Wednesday, March 21, 2012

Knitting in the round

Say hello to Lilly Rabbit! She isn't the most photogenic rabbit on the block (or should I say, in the warren?), mainly because I took bad photos in dim light at night, but she's sweet. And on a more practical note, she was an exercise in learning to knit in the round. I think she looks like a mini-version of me when I was a kid! The pearl buttons I used for the eyes have a rim which makes them look a bit like glasses, and she looks earnest, slightly nervous and gawky. Me all over.

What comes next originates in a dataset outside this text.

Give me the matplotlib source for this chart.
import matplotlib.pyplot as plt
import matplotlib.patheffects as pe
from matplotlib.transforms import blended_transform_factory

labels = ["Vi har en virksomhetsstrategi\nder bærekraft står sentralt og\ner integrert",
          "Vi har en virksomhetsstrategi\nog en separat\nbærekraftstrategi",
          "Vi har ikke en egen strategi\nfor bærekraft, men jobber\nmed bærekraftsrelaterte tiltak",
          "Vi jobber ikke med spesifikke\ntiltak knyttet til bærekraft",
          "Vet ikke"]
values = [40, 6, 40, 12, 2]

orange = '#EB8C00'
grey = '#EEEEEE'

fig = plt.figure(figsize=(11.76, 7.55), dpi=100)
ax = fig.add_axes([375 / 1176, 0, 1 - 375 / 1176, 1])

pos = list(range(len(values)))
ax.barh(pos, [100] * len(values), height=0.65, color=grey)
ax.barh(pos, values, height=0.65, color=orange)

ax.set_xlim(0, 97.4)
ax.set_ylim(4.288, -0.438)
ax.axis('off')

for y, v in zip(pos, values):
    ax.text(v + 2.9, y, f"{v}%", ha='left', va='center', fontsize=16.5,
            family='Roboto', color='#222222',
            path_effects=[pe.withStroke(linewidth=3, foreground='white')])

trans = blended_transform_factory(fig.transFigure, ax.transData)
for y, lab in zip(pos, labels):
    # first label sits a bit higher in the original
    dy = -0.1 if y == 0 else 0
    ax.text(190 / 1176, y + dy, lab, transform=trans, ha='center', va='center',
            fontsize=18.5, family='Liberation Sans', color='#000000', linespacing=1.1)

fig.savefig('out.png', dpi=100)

She's knitted entirely on four double-ended size 3 needles in a 4-ply cotton mix I had left over from knitting darling daughter a rabbit hat when she was about 2 years old! I started off at the centre of the base with six stitches and cast on every two stitches, every other row. Then I came up the sides, decreased around the top until I had about 16 stitches left, and then I went all fiddly and managed to knit 6 stitches at the base of each ear in the round all the way up and all the way down! I must confess this isn't an original pattern: I adapted it from The Purl Bee's Big Cuddly Bunny pattern, and sort of made it up as I went along. The Purl Bee has LOTS of lovely patterns in knitting, sewing and crochet, if you're interested.

Why? You may well ask! Apart from thinking that a cute bunny would be a good gift inside one of those lovely German paper eggs that I hoard for Easter celebrations, I also thought it would be a great exercise in learning to knit in the round because my secret ambition is to conquer knitting socks! I have Swiss friends here with mothers who send them hand-knitted socks in gorgeous yarns, and as I don't have a mother any more to knit them for me (or, more likely, to ask me why I want knitted socks and tell me she's got better things to do!) I realised I'd have to do it myself. And I reckon if I can conquer 4-needle knitting in 4-ply wool on small needles I can conquer turning a heel, especially with the help of a book I've found that tries hard to explain how sock patterns work in plain English. Wish me luck! If I succeed, the results will be posted here.